Exercise description | Could you copy every line from the material below in which "this" appears?

[Figure scripts]
* * * * * * *

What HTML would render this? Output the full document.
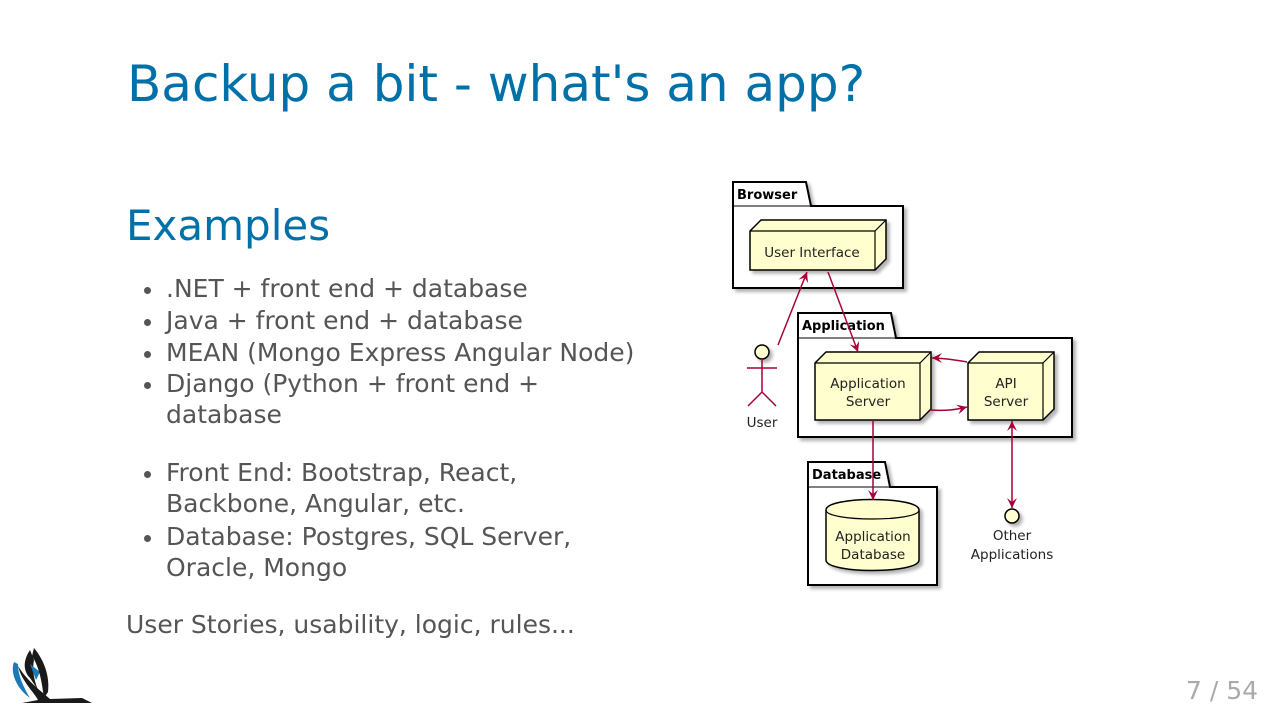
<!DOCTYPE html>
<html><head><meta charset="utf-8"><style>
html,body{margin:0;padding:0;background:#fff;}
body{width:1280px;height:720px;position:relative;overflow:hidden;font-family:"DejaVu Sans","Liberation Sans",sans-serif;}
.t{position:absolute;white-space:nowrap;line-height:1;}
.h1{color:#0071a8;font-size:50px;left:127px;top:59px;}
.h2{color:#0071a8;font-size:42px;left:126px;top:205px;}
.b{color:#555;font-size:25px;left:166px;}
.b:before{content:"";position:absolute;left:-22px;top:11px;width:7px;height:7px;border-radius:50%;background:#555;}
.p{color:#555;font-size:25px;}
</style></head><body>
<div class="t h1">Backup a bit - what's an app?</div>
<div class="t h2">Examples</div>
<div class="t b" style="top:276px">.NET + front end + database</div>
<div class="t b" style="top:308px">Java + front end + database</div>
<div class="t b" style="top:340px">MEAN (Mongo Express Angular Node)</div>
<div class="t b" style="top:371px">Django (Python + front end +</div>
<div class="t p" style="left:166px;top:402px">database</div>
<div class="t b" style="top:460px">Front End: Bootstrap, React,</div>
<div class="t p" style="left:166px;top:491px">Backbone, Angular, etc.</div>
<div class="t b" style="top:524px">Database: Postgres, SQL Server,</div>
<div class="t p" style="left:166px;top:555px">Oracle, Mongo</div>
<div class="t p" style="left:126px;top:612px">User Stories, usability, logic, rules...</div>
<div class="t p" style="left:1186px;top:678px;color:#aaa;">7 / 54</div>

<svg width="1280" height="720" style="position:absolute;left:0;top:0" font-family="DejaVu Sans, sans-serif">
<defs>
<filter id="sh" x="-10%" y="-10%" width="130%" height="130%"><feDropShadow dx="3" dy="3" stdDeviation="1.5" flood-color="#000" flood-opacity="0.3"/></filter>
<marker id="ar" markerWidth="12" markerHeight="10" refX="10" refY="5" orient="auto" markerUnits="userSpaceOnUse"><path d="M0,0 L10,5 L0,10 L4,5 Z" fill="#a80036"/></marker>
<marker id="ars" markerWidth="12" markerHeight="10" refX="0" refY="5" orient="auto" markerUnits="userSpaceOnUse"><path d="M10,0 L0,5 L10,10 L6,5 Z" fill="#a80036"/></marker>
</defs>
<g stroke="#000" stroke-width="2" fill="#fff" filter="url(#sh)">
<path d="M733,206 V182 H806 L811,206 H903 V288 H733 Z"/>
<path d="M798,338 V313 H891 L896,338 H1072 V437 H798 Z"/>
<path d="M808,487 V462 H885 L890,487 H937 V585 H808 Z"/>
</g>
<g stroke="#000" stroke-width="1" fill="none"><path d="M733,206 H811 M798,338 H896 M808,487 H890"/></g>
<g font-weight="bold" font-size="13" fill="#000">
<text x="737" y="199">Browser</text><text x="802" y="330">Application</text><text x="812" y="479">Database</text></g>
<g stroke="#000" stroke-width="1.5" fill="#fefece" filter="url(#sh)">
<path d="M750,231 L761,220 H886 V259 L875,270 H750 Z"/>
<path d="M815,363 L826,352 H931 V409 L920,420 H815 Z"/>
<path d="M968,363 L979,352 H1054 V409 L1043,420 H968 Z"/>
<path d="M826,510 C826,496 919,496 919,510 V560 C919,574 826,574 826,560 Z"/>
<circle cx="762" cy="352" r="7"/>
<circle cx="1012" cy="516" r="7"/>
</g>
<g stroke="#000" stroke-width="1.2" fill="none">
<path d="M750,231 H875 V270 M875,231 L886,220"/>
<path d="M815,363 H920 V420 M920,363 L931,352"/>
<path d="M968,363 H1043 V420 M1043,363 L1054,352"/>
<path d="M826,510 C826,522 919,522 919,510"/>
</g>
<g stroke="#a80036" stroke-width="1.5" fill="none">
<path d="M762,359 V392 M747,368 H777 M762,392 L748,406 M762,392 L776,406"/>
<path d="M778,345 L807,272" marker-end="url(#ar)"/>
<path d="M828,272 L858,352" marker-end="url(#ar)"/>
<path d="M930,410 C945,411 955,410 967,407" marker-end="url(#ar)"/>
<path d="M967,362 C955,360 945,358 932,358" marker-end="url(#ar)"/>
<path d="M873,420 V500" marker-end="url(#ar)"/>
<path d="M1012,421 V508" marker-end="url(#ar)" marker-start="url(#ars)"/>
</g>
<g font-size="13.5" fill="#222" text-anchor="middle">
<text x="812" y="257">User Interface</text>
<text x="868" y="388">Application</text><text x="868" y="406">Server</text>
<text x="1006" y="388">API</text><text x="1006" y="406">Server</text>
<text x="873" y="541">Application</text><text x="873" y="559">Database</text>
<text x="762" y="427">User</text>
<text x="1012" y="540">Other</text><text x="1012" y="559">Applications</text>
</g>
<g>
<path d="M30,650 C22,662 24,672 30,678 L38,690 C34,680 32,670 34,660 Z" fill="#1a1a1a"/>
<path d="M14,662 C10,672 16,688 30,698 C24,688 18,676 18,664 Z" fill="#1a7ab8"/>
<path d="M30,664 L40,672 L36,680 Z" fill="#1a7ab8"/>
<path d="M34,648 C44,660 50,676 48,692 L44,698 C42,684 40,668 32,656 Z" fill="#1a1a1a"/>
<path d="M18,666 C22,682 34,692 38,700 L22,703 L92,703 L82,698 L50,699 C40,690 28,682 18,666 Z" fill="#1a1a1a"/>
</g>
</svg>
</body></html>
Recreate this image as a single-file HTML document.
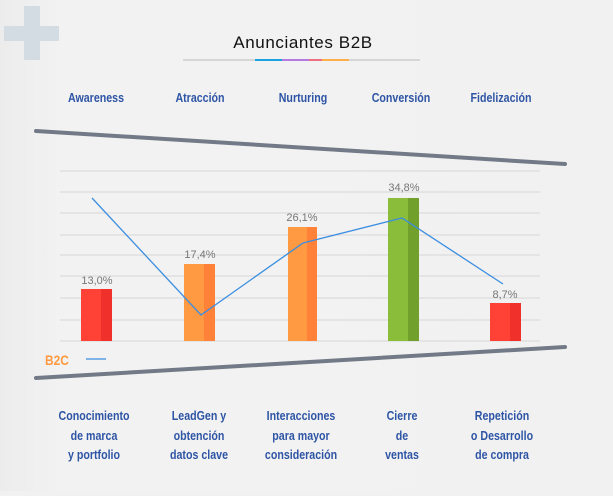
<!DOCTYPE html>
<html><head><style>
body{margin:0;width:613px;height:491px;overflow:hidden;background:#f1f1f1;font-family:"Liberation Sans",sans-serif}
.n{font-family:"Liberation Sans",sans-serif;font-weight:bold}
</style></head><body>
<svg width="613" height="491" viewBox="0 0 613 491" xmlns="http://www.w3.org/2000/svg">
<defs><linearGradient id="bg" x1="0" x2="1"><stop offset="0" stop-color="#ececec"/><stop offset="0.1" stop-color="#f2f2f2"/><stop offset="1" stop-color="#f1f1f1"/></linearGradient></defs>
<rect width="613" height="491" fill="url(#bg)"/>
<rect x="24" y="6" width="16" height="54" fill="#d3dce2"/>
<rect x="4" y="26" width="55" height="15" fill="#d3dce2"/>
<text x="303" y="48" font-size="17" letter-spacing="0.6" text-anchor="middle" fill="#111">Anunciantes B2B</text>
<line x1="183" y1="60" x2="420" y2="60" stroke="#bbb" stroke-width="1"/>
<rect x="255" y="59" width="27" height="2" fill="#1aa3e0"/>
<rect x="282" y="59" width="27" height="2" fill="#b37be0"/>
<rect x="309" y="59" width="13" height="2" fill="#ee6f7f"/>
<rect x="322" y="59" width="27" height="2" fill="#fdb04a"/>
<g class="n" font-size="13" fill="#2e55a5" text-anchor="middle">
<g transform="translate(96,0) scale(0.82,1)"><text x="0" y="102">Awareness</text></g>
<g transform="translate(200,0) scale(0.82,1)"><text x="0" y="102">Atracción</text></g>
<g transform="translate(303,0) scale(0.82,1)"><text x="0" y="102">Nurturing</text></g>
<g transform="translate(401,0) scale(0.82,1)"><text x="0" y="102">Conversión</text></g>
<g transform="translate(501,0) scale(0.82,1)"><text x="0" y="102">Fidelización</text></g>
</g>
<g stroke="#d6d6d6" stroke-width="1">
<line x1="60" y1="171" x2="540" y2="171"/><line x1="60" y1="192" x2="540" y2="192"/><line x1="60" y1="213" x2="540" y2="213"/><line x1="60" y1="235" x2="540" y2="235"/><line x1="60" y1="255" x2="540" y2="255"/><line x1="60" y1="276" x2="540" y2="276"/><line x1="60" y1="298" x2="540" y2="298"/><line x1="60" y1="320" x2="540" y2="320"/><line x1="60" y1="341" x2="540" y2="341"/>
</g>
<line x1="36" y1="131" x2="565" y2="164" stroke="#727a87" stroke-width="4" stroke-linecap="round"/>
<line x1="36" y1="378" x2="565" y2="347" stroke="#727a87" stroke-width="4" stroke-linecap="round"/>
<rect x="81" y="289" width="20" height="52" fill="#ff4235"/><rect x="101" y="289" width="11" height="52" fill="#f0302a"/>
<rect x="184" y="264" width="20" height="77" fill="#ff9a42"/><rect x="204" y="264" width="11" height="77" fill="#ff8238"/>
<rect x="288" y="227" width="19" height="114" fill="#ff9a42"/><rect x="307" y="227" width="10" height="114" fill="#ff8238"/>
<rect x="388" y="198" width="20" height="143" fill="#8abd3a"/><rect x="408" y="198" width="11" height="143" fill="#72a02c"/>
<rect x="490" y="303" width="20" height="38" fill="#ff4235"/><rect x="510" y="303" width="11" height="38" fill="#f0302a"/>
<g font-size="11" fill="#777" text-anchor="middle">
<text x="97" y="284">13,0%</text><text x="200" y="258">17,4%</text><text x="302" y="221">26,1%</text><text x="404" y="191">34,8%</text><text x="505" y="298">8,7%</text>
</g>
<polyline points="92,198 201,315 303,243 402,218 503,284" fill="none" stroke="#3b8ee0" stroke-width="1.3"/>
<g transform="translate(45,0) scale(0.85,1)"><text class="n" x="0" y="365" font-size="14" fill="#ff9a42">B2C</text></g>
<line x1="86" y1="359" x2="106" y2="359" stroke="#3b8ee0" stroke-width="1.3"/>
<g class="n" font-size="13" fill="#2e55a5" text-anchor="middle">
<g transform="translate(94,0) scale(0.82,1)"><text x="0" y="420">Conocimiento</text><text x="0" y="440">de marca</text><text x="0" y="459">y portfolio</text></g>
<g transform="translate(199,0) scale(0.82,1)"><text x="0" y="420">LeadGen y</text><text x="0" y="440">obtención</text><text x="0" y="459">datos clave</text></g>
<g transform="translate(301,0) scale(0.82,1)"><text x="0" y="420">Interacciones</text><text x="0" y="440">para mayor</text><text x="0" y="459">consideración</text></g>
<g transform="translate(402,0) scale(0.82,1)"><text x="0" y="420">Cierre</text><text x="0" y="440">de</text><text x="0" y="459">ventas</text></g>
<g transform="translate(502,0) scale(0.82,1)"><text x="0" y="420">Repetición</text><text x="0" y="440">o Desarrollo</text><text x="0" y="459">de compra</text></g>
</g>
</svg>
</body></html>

* * * * * * *

The reply |
What HTML would render this? Output the full document.
Recreate this image as a single-file HTML document.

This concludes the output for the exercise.